Por estos días la humanidad esconde sus penas y derrotas para seguir durante un mes las alternativas del Mundial de Fútbol, una de las drogas más poderosas que ha inventado el hombre en su larga historia evolutiva. Esta vez le correspondió a Qatar, el conservador y poderoso reino petrolero, organizar y ser el anfitrión de la fiesta deportiva más masiva del planeta.
Cada cuatro años, 32 selecciones provenientes de los cinco continentes disputan en cancha el trofeo que acredita que el equipo vencedor es el mejor del mundo. En esta ocasión nuestro país no logró pasar la difícil barrera del torneo clasificatorio sudamericano. Quedamos fuera y perdimos la posibilidad de olvidarnos por un rato de la inflación, la delincuencia, la migración desordenada y otros males que nos aquejan.
Una posibilidad que sí tuvieron nuestros vecinos de Argentina, Uruguay, Brasil y Ecuador, país con el cual Chile se enfrentó en los tribunales, luego que se detectara una irregularidad en la inscripción de uno de sus jugadores, que se probó que tenía nacionalidad colombiana, lo cual lo inhabilitaba para defender al representativo ecuatoriano. De nada sirvió el contundente fallo del TAS (Tribunal Arbitral du Sport) para las pretensiones nacionales y debimos conformarnos con ver el campeonato por televisión.
Entre las muchas rarezas que ha dejado la justa deportiva destaca la pintoresca declaración de la ministra del Trabajo argentina, Raquel Kismer de Olmos, quien pidió dejar en un segundo plano la lucha contra la inflación que desborda la economía trasandina, puesto que “un mes no va a hacer una gran diferencia, pero primero que gane Argentina”.
La polémica que desató al otro lado del alambre hizo que los opositores al gobierno de Alberto Fernández pidieran su cabeza, pues no compartieron el nivel de prioridades de la ministra y no le aceptaron que actuara como hincha en una situación que merece la mayor seriedad en su tratamiento. Al final, la sangre no llegó al río y se impuso la cordura.
Lamentablemente, no ha existido la misma sensibilidad y decisión para investigar las denuncias que desde 2016 ha hecho Amnistía Internacional en contra de la monarquía catarí por utilizar mano de obra forzada en la construcción de la infraestructura mundialista, específicamente “trabajadores que vivían hacinados, pagaban para ser contratados, no cobraban a tiempo y tenían sus pasaportes confiscados”, según consignó la cadena británica BBC.

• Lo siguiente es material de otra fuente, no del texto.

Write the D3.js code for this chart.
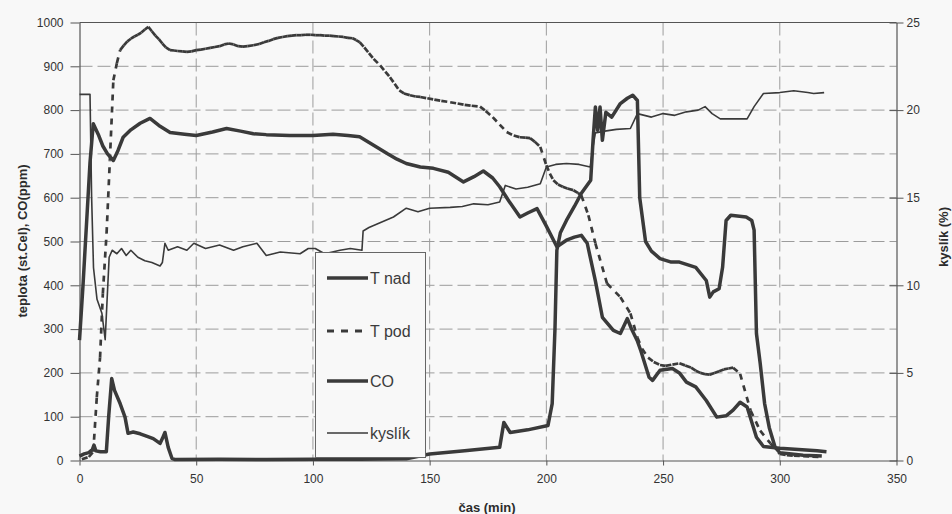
<!DOCTYPE html>
<html>
<head>
<meta charset="utf-8">
<script src="https://cdn.jsdelivr.net/npm/d3@7"></script>
<style>
  body { margin: 0; background: #f8f8f8; }
  svg { display: block; font-family: "Liberation Sans", Arial, sans-serif; }
</style>
</head>
<body>
<script>
var w = 952;
var h = 514;

// tick labels
var xTickLabels = [0, 50, 100, 150, 200, 250, 300, 350];
var leftTickLabels = [0, 100, 200, 300, 400, 500, 600, 700, 800, 900, 1000];
var rightTickLabels = [0, 5, 10, 15, 20, 25];
var seriesNames = ["T nad", "T pod", "CO", "kyslík"];

// [cas (min), teplota st.Cel]
var tNad = [[0,275],[1.5,400],[3,540],[4.5,680],[5.9,769],[8,745],[10,718],[12,700],[14.5,685],
  [16.5,708],[18.7,738],[22,755],[26,770],[30.2,781],[34,765],[38.8,749],[45,745],[50,742],
  [57,750],[63,758],[69,752],[74.5,746],[80,744],[90,742],[100,742],[108.6,745],[115,742],
  [120,739],[126,720],[131.8,701],[136,688],[140,678],[146,670],[151.6,667],[158,658],
  [164.5,636],[169,648],[173,661],[177,645],[180,625],[184,592],[188.7,556],[192,565],
  [196,575],[200,535],[204.5,488],[208.6,503],[212,510],[215,514],[217.5,496],[221,410],
  [224,327],[228.7,297],[231.7,290],[234.7,324],[236.5,300],[238.9,274],[240.5,250],[244,190],
  [245.5,183],[248.7,206],[254,210],[257,200],[260,179],[264,168],[268.5,137],[273,99],
  [277,102],[280,115],[283,133],[286,122],[290,53],[293,32],[296,30],[300,28],[308,25],
  [316,22],[320,20]];

var tPod = [[1,3],[4,8],[5.9,20],[7.4,144],[8.8,235],[10,381],[11.6,519],[13,685],[14.5,868],
  [16,907],[17.4,937],[19,948],[20.5,957],[22,963],[23.5,968],[25,972],[26.5,977],[28,984],
  [29.5,990],[31,980],[32.5,970],[34,962],[35.5,952],[37,943],[38.8,937],[40.5,936],[42,935],
  [44,934],[46,933],[48,934],[50,937],[52,938],[54,940],[56,942],[58,944],[60,946],[62,950],
  [64,952],[66,950],[68,946],[70,945],[72,946],[74.5,948],[77,951],[79,955],[81,958],[83,962],
  [85,965],[87,967],[89,969],[91,970],[93,971],[95,971],[97,972],[99,972],[101,971],[103,971],
  [105,970],[107,970],[109,969],[111,968],[113,967],[115,965],[117,964],[118.5,960],[120,955],
  [122,943],[124,930],[126,917],[128.8,902],[131,888],[133,875],[135,860],[137,845],[139,838],
  [141.6,834],[144,831],[146,830],[149,827],[152,824],[155,821],[158.8,818],[162,815],[165,812],
  [168,810],[171.6,808],[174,798],[177,784],[180,767],[183,750],[186,742],[188.6,738],[191,737],
  [193,736],[195,728],[197.4,716],[199,690],[200,674],[201.5,655],[203,640],[205,630],[207,625],
  [209,621],[211.6,617],[213.5,611],[215,605],[218,560],[221,496],[226,404],[231.7,373],
  [236,336],[239,281],[241,255],[243.6,235],[246,225],[248.7,218],[251,216],[254,219],
  [257,222],[259.5,217],[262,212],[264,205],[266,200],[268,197],[270,196],[272,200],[274,204],
  [276,208],[278,210],[280,212],[283,198],[287.5,114],[291.6,68],[296,39],[300,15],[303,12],
  [306,11],[310,10],[314,9],[318,8]];

// [cas (min), CO ppm]
var co = [[0,10],[2,15],[4,18],[5.5,25],[6.2,35],[7,22],[9,20],[11.5,20],[12.5,100],[13.8,187],
  [15,160],[17.4,130],[19.5,99],[20.8,62],[23,65],[26,61],[29,55],[31.6,50],[34.5,39],
  [35.5,50],[36.6,64],[38,30],[39.6,5],[41,2],[60,3],[80,2],[100,3],[120,3],[140,4],
  [150,15],[165,22],[180,30],[181.8,87],[184.5,64],[192,70],[200.7,80],[202.5,130],
  [203.7,302],[204.5,480],[206,520],[208.6,548],[212,580],[215,610],[219,640],[220,731],
  [221,807],[222,754],[223,807],[224,731],[225.5,795],[228,784],[231.7,815],[234.7,827],
  [237,834],[239,822],[240,600],[242.5,500],[245,478],[248.7,461],[253.5,453],[257,453],
  [264,441],[268.5,411],[270,373],[271.5,385],[274,392],[275.5,441],[277,548],[279,560],
  [285.6,556],[288,548],[289,526],[290,290],[291.6,222],[293.5,130],[295.5,75],[298,30],
  [300,18],[310,12],[318,10]];

// [cas (min), kyslik %]
var kyslik = [[0,20.9],[4.5,20.9],[5.2,15],[6,11],[7.5,9.2],[9.6,8.4],[11,6.9],[12.7,11.6],
  [14,12.0],[16,11.8],[18,12.1],[20,11.7],[22,12.0],[25,11.6],[28,11.4],[31,11.3],
  [34.5,11.1],[35.5,11.3],[36.6,12.4],[38,12.0],[42,12.2],[46,12.0],[49,12.4],[54,12.1],
  [60,12.3],[66,12.0],[70,12.2],[76,12.4],[80,11.7],[86,11.9],[94.5,11.8],[98,12.1],
  [101,12.1],[105,11.8],[111.6,12.0],[116,12.1],[121,12.0],[121.5,13.1],[124,13.3],
  [127.5,13.5],[131,13.7],[134.5,13.9],[140,14.4],[145,14.2],[150,14.4],[158.8,14.45],
  [164,14.5],[168.9,14.65],[175,14.6],[180,14.75],[182.4,15.7],[187,15.5],[192,15.6],
  [197.4,15.8],[200,16.75],[204,16.9],[208.6,16.95],[214,16.9],[218.8,16.75],[220,17.9],
  [221,18.7],[225,18.8],[230,18.9],[236,18.95],[239,19.8],[245,19.6],[250,19.8],[255,19.7],
  [260,19.9],[265,20.0],[268,20.2],[271,19.8],[274.5,19.5],[280,19.5],[286,19.5],[289,20.2],
  [293,20.95],[300,21.0],[306,21.1],[312,21.0],[314.5,20.95],[319,21.0]];

// plot box (note: "top" is taken by window.top)
var pLeft = 79.5, pRight = 896.5, pTop = 22.5, pBottom = 460.5;
var ink = "#3a3a3a";

var xScale = d3.scaleLinear().domain([0, 350]).range([pLeft, pRight]);
var yScale = d3.scaleLinear().domain([0, 1000]).range([pBottom, pTop]);
var yScaleR = d3.scaleLinear().domain([0, 25]).range([pBottom, pTop]);

var svg = d3.select("body")
  .append("svg")
  .attr("width", w)
  .attr("height", h);

svg.append("rect").attr("width", w).attr("height", h).attr("fill", "#f8f8f8");

// dashed grid
svg.append("g")
  .selectAll("line")
  .data(leftTickLabels.slice(1, -1))
  .enter()
  .append("line")
  .attr("x1", pLeft).attr("x2", pRight)
  .attr("y1", function(d) { return yScale(d); })
  .attr("y2", function(d) { return yScale(d); })
  .attr("stroke", "#9c9c9c")
  .attr("stroke-dasharray", "13,5")
  .attr("stroke-width", 1);

svg.append("g")
  .selectAll("line")
  .data(xTickLabels.slice(1, -1))
  .enter()
  .append("line")
  .attr("y1", pTop).attr("y2", pBottom)
  .attr("x1", function(d) { return xScale(d); })
  .attr("x2", function(d) { return xScale(d); })
  .attr("stroke", "#9c9c9c")
  .attr("stroke-dasharray", "13,5")
  .attr("stroke-width", 1);

// axes
var fmt = d3.format("d");
var xAxis = d3.axisBottom(xScale).tickValues(xTickLabels).tickFormat(fmt).tickSize(5).tickSizeOuter(0);
var yAxis = d3.axisLeft(yScale).tickValues(leftTickLabels).tickFormat(fmt).tickSize(9).tickSizeOuter(0);
var yAxisR = d3.axisRight(yScaleR).tickValues(rightTickLabels).tickFormat(fmt).tickSize(7).tickSizeOuter(0);

function styleAxis(g) {
  g.select(".domain").attr("stroke", "#555").attr("stroke-width", 1.2);
  g.selectAll(".tick line").attr("stroke", "#555");
  g.selectAll(".tick text")
    .attr("fill", "#333")
    .attr("font-size", "12px")
    .attr("font-family", "Liberation Sans, Arial, sans-serif");
}

svg.append("g").attr("transform", "translate(0," + pBottom + ")").call(xAxis).call(styleAxis)
  .selectAll(".tick text").attr("dy", "1.2em");
svg.append("g").attr("transform", "translate(" + pLeft + ",0)").call(yAxis).call(styleAxis)
  .selectAll(".tick text").attr("x", -16);
var gR = svg.append("g").attr("transform", "translate(" + pRight + ",0)").call(yAxisR).call(styleAxis);
gR.selectAll(".tick line").attr("x1", -7);
gR.selectAll(".tick text").attr("x", 10);

// top border
svg.append("line")
  .attr("x1", pLeft).attr("x2", pRight).attr("y1", pTop).attr("y2", pTop)
  .attr("stroke", "#555").attr("stroke-width", 1.2);

// series
var lineL = d3.line()
  .x(function(d) { return xScale(d[0]); })
  .y(function(d) { return yScale(d[1]); });
var lineR = d3.line()
  .x(function(d) { return xScale(d[0]); })
  .y(function(d) { return yScaleR(d[1]); });

svg.append("path").datum(kyslik).attr("d", lineR)
  .attr("fill", "none").attr("stroke", ink).attr("stroke-width", 1.6)
  .attr("stroke-linejoin", "round");

// T pod: dash pattern restarts on every segment, like the old spreadsheet plot
// (dense flat parts come out nearly solid, steep parts clearly dashed)
svg.append("g")
  .selectAll("path")
  .data(d3.pairs(tPod))
  .enter()
  .append("path")
  .attr("d", lineL)
  .attr("fill", "none")
  .attr("stroke", ink)
  .attr("stroke-width", 2.7)
  .attr("stroke-dasharray", "6,6");

svg.append("path").datum(co).attr("d", lineL)
  .attr("fill", "none").attr("stroke", ink).attr("stroke-width", 3.5)
  .attr("stroke-linejoin", "round");

svg.append("path").datum(tNad).attr("d", lineL)
  .attr("fill", "none").attr("stroke", ink).attr("stroke-width", 3.5)
  .attr("stroke-linejoin", "round");

// legend
var legendY = [278, 331, 381, 433];
var legendW = [3.5, 3, 3.5, 1.6];
var legendDash = [null, "7,7", null, null];

svg.append("rect")
  .attr("x", 315.5).attr("y", 252.5).attr("width", 110).attr("height", 205)
  .attr("fill", "#f8f8f8").attr("stroke", "#666").attr("stroke-width", 1);

var lg = svg.append("g").selectAll("g")
  .data(seriesNames)
  .enter()
  .append("g");

lg.append("line")
  .attr("x1", 327).attr("x2", 368)
  .attr("y1", function(d, i) { return legendY[i]; })
  .attr("y2", function(d, i) { return legendY[i]; })
  .attr("stroke", ink)
  .attr("stroke-width", function(d, i) { return legendW[i]; })
  .attr("stroke-dasharray", function(d, i) { return legendDash[i]; });

lg.append("text")
  .text(function(d) { return d; })
  .attr("x", 370)
  .attr("y", function(d, i) { return legendY[i] + 5.5; })
  .attr("font-size", "16px")
  .attr("fill", "#3c3c3c");

// axis titles
svg.append("text")
  .text("teplota (st.Cel), CO(ppm)")
  .attr("transform", "translate(27,241) rotate(-90)")
  .attr("text-anchor", "middle")
  .attr("font-size", "13px")
  .attr("font-weight", "bold")
  .attr("fill", "#2c2c2c");

svg.append("text")
  .text("kyslík (%)")
  .attr("transform", "translate(948,237) rotate(-90)")
  .attr("text-anchor", "middle")
  .attr("font-size", "13px")
  .attr("font-weight", "bold")
  .attr("fill", "#2c2c2c");

svg.append("text")
  .text("čas (min)")
  .attr("x", 487).attr("y", 512)
  .attr("text-anchor", "middle")
  .attr("font-size", "13px")
  .attr("font-weight", "bold")
  .attr("fill", "#2c2c2c");
</script>
</body>
</html>
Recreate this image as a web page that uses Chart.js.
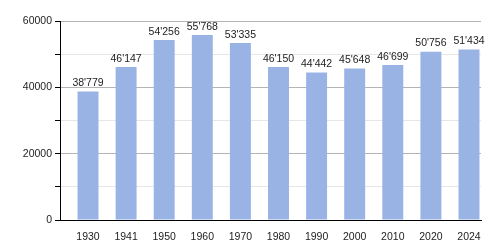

En la misma línea, Human Rights Watch denunció en 2021 que los obreros extranjeros eran sometidos a “deducciones salariales ilegales y punitivas”, así como a “meses de salarios no pagados tras largas horas de trabajo agotador”. Ese mismo año, la prensa inglesa publicó que 6.500 trabajadores -provenientes de India, Pakistán, Nepal, Bangladesh y Sri Lanka- habían muerto en Qatar desde que el país logró ser sede.
Las imágenes que trae la televisión nos muestran rascacielos y carreteras del primer mundo, autos de alta gama y lujosos centros comerciales. No obstante, por mucho que la monarquía intente mostrar modernidad, lo cierto es que solo está a disposición de unos pocos cataríes y en las barriadas obreras la constante es la pobreza y el hacinamiento.
Frente a esto, la Fifa mantiene hasta hoy un silencio cómplice ante las disposiciones locales que atentan contra los derechos esenciales de las personas y no respetan a las mujeres ni a las minorías sexuales, tanto que la delegación alemana debió desistir de usar un brazalete con los colores de la diversidad ante la amenaza de quitarles puntos. En un acto de rebeldía, igual se fotografiaron tapando sus bocas con la mano. Algo parecido hicieron los jugadores de la selección de Irán, que arriesgaron su vida y libertad cuando protestaron abierta y públicamente contra las autoridades de su país por la represión de la policía en las calles.
Es el otro Mundial, uno que se juega más allá de la cancha.